_Challenge_
Starting at the line that contains "Emit a web page" and stopping at the line that contains "0.06, 12, 1.85];", return those lines exactly and nothing else. Both end lines count; pictures do not.

_Material for this exercise_
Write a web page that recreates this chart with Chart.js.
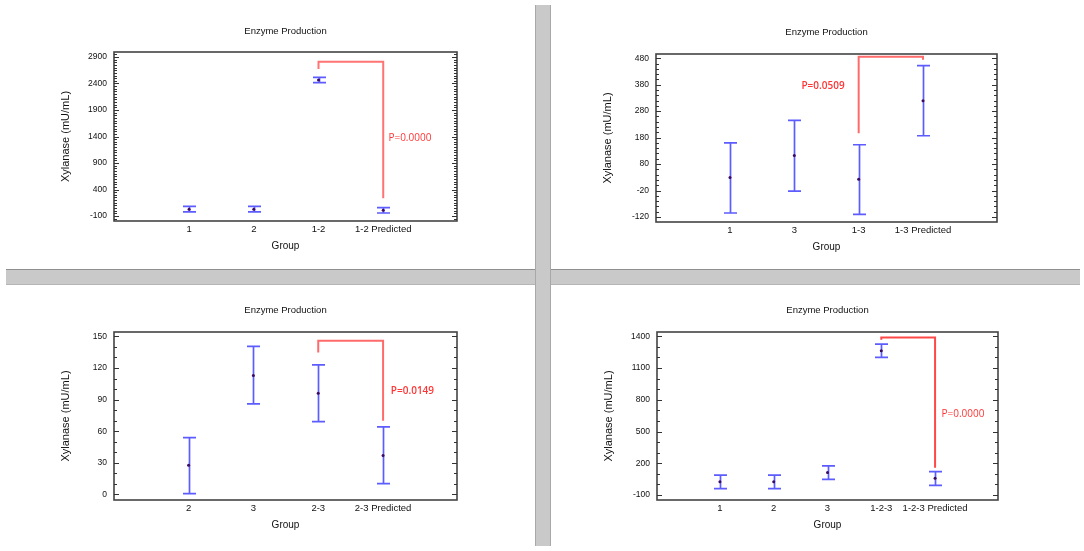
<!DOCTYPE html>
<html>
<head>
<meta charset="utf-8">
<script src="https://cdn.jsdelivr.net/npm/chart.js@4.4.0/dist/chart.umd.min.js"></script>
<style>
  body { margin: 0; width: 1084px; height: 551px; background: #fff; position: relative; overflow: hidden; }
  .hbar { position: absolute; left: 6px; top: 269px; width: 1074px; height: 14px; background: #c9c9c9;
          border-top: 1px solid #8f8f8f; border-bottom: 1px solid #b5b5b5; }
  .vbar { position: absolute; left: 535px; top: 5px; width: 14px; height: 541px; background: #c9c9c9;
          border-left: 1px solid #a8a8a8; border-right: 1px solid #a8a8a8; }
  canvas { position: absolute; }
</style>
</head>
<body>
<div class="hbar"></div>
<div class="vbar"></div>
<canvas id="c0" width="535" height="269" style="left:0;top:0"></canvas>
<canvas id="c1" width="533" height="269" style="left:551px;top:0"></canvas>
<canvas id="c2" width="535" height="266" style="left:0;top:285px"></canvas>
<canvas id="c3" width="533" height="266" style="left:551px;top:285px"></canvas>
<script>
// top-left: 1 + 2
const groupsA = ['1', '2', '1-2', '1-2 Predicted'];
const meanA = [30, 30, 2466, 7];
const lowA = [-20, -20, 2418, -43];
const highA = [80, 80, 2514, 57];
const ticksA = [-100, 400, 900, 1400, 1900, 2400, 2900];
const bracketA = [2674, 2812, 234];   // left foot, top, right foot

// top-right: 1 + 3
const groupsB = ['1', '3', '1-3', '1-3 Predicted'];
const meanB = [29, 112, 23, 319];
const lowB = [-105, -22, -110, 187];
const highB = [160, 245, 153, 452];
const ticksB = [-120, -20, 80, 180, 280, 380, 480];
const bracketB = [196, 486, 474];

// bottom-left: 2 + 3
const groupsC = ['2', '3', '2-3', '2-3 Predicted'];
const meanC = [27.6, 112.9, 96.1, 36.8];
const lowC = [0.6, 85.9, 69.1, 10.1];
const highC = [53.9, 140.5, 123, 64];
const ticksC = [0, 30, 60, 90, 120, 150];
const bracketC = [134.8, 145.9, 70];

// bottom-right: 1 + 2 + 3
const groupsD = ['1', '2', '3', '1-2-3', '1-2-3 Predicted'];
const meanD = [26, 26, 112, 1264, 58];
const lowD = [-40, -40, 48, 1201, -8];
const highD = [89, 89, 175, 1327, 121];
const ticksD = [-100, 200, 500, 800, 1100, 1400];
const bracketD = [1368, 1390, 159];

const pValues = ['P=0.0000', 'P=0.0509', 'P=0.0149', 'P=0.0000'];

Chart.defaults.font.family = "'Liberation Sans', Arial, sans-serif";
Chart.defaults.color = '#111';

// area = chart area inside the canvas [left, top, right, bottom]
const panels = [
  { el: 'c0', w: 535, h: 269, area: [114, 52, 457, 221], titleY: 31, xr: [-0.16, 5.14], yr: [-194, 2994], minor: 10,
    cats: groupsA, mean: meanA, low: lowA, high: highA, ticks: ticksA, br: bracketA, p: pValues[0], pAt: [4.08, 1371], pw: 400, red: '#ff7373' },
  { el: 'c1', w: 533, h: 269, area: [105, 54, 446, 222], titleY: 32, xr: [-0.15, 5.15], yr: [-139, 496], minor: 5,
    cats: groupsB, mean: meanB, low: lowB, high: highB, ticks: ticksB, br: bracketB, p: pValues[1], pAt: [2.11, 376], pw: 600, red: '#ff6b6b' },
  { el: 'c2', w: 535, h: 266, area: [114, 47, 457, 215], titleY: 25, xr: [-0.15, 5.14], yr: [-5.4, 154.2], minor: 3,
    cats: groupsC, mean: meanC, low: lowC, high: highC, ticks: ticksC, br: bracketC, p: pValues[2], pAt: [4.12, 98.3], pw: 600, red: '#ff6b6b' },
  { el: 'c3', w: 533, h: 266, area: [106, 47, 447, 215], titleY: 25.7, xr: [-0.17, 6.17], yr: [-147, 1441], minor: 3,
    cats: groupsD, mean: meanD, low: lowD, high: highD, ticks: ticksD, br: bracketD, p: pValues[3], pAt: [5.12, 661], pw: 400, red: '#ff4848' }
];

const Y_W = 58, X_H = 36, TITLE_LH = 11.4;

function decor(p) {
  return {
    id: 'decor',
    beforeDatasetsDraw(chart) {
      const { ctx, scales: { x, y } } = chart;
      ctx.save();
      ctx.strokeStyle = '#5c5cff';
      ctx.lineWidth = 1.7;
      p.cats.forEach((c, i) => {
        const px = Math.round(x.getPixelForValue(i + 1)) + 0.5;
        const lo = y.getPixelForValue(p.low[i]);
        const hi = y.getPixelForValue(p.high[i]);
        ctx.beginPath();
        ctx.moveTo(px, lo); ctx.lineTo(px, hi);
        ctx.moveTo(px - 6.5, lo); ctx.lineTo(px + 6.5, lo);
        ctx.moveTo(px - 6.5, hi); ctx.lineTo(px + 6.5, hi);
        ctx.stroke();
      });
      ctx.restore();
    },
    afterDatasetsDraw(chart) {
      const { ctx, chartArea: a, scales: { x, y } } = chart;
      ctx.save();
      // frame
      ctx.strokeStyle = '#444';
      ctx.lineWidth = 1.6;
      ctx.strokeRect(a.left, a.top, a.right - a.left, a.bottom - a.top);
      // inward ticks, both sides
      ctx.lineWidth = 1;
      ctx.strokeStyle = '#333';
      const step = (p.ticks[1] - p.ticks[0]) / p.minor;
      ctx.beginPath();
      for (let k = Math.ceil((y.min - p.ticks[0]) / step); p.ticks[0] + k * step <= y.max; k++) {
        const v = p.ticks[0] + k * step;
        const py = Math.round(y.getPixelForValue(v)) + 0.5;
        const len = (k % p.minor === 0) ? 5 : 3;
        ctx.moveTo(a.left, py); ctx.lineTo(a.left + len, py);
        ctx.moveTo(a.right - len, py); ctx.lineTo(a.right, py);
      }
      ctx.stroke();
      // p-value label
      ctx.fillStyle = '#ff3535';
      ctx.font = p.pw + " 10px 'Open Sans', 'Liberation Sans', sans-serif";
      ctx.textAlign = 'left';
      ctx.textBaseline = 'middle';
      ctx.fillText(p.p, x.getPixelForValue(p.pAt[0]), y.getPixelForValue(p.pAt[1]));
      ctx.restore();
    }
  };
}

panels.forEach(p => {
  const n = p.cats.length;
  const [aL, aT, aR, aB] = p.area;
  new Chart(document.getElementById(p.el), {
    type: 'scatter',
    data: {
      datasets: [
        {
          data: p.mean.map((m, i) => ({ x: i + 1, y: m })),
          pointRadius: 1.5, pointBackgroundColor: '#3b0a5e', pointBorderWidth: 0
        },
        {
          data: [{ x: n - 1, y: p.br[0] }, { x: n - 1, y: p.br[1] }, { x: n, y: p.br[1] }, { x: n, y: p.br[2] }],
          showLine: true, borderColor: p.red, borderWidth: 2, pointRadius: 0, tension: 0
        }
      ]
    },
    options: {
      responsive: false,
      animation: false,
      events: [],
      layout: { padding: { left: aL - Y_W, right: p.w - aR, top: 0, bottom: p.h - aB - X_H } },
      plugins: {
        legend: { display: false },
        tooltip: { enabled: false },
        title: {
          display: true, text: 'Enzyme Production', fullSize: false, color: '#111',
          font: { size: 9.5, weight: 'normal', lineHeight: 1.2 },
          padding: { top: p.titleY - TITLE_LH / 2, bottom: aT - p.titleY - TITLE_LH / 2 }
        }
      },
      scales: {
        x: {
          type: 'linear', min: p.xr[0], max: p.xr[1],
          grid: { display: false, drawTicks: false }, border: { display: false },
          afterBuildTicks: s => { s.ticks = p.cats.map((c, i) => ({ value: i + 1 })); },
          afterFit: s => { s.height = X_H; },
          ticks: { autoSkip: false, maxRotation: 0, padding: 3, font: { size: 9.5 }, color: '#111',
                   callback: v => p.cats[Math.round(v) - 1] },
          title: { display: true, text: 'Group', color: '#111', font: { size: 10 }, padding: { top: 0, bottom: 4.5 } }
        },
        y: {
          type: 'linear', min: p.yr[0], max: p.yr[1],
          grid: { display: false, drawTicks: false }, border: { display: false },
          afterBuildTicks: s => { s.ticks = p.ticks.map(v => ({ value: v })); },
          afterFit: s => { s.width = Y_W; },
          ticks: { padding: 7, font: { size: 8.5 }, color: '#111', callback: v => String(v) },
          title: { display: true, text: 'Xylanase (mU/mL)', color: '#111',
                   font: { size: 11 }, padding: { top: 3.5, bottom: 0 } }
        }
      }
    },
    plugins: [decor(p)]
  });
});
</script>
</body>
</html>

==

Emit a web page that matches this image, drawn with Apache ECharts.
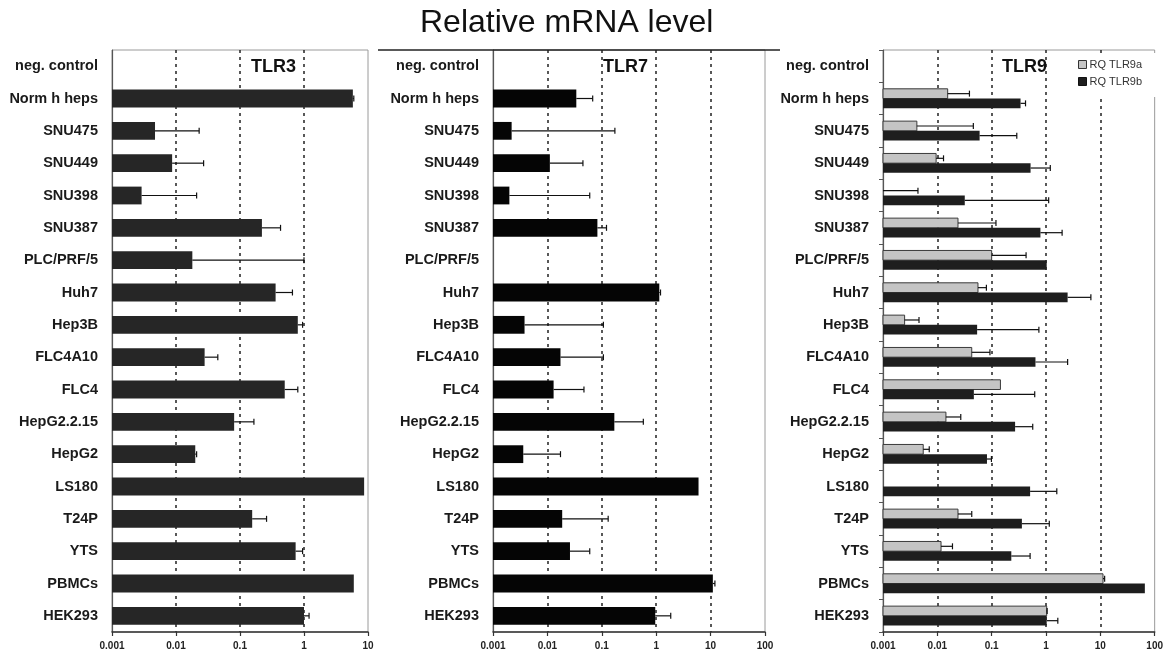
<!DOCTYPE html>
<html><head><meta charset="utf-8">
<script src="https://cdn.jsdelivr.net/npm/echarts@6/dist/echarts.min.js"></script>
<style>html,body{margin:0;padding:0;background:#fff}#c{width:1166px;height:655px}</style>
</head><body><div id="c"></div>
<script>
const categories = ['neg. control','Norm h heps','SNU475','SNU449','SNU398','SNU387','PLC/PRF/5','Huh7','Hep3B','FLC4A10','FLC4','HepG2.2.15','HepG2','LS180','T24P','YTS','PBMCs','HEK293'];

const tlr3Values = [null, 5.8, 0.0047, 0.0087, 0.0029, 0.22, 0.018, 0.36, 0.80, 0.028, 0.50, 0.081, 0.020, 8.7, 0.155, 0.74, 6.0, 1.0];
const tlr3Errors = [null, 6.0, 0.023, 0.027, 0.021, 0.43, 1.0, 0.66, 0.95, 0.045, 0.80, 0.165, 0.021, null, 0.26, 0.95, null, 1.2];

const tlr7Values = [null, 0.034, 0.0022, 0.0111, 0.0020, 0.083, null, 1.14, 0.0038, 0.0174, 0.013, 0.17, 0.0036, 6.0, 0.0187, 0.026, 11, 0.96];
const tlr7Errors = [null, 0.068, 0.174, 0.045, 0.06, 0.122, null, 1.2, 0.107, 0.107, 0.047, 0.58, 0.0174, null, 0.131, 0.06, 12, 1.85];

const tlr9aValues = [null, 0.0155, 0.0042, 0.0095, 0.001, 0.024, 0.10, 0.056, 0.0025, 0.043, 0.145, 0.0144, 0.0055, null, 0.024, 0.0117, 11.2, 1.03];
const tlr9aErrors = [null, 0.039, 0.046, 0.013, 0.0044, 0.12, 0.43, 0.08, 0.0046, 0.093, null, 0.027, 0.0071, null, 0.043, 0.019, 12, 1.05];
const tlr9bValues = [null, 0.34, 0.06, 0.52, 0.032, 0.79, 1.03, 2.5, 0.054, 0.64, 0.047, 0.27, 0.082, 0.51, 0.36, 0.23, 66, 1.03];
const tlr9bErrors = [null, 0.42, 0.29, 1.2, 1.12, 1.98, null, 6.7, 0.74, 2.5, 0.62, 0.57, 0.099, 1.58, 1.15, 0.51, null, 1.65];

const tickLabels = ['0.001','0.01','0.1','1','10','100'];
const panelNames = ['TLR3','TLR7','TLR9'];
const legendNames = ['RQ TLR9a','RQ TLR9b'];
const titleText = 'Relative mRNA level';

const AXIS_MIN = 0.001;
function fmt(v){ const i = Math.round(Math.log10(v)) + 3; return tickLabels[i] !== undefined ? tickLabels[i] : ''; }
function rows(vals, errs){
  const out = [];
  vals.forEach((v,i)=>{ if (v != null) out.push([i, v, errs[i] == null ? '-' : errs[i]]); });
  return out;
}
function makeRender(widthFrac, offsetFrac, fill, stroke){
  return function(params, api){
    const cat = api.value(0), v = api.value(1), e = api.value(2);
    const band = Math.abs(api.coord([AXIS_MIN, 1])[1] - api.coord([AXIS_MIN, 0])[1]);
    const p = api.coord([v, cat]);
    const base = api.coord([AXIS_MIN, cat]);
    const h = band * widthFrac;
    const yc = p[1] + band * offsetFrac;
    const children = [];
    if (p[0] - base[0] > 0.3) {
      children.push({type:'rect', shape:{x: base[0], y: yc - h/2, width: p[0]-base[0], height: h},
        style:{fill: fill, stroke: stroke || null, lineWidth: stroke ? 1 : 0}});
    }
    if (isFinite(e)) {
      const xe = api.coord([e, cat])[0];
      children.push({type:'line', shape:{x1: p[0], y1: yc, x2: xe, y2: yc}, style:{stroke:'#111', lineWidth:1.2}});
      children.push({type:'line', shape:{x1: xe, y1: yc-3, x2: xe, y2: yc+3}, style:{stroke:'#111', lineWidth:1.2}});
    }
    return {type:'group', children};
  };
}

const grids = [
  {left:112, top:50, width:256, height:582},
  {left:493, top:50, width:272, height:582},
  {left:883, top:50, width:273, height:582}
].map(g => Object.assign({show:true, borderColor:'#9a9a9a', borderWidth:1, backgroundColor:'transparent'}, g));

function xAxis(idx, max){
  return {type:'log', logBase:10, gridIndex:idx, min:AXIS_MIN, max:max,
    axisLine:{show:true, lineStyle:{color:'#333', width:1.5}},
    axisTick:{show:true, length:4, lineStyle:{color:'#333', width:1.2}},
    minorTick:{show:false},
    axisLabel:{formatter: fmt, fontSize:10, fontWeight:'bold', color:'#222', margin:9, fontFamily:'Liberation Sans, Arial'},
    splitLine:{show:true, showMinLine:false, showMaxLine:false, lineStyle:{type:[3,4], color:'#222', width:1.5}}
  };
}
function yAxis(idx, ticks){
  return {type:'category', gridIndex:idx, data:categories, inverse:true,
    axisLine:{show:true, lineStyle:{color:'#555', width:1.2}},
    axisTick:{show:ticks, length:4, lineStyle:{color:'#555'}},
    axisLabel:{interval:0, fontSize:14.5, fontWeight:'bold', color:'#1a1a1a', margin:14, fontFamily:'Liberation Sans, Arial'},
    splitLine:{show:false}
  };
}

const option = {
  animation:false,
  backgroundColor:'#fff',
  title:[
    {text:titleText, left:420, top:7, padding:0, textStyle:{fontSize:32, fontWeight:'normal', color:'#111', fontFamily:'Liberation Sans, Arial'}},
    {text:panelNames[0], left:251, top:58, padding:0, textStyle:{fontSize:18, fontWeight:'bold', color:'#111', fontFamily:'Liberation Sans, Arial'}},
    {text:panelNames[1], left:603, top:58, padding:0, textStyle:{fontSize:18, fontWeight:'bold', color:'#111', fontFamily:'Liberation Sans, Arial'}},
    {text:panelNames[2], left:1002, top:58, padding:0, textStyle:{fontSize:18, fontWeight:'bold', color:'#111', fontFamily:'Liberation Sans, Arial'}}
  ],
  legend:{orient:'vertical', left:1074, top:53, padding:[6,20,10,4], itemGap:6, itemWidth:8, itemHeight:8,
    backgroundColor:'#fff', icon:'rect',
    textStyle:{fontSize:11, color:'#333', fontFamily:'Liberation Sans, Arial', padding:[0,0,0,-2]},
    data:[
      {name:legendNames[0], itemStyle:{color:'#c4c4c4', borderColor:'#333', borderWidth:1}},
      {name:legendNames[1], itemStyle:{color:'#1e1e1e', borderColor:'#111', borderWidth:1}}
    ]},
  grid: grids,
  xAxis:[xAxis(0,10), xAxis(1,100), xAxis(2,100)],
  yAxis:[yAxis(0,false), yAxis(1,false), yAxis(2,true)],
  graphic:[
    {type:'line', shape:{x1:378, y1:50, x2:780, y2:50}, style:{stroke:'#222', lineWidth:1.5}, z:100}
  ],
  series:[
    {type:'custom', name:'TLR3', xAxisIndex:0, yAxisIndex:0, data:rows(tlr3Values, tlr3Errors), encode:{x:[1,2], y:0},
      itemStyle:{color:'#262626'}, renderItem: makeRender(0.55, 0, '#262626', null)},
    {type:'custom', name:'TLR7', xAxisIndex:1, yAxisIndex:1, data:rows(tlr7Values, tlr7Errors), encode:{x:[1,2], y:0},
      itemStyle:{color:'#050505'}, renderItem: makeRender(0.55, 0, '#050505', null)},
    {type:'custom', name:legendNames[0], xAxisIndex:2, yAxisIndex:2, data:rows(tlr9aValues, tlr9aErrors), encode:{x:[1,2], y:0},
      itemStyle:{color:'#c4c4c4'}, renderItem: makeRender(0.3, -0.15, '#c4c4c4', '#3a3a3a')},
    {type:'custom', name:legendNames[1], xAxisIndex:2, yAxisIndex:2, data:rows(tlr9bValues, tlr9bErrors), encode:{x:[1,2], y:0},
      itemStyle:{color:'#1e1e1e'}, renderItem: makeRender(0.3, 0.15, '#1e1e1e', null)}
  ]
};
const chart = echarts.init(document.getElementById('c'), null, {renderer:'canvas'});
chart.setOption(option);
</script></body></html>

_Task solution_
Emit a web page that matches this image, drawn with Apache ECharts.
<!DOCTYPE html>
<html><head><meta charset="utf-8">
<script src="https://cdn.jsdelivr.net/npm/echarts@6/dist/echarts.min.js"></script>
<style>html,body{margin:0;padding:0;background:#fff}#c{width:1166px;height:655px}</style>
</head><body><div id="c"></div>
<script>
const categories = ['neg. control','Norm h heps','SNU475','SNU449','SNU398','SNU387','PLC/PRF/5','Huh7','Hep3B','FLC4A10','FLC4','HepG2.2.15','HepG2','LS180','T24P','YTS','PBMCs','HEK293'];

const tlr3Values = [null, 5.8, 0.0047, 0.0087, 0.0029, 0.22, 0.018, 0.36, 0.80, 0.028, 0.50, 0.081, 0.020, 8.7, 0.155, 0.74, 6.0, 1.0];
const tlr3Errors = [null, 6.0, 0.023, 0.027, 0.021, 0.43, 1.0, 0.66, 0.95, 0.045, 0.80, 0.165, 0.021, null, 0.26, 0.95, null, 1.2];

const tlr7Values = [null, 0.034, 0.0022, 0.0111, 0.0020, 0.083, null, 1.14, 0.0038, 0.0174, 0.013, 0.17, 0.0036, 6.0, 0.0187, 0.026, 11, 0.96];
const tlr7Errors = [null, 0.068, 0.174, 0.045, 0.06, 0.122, null, 1.2, 0.107, 0.107, 0.047, 0.58, 0.0174, null, 0.131, 0.06, 12, 1.85];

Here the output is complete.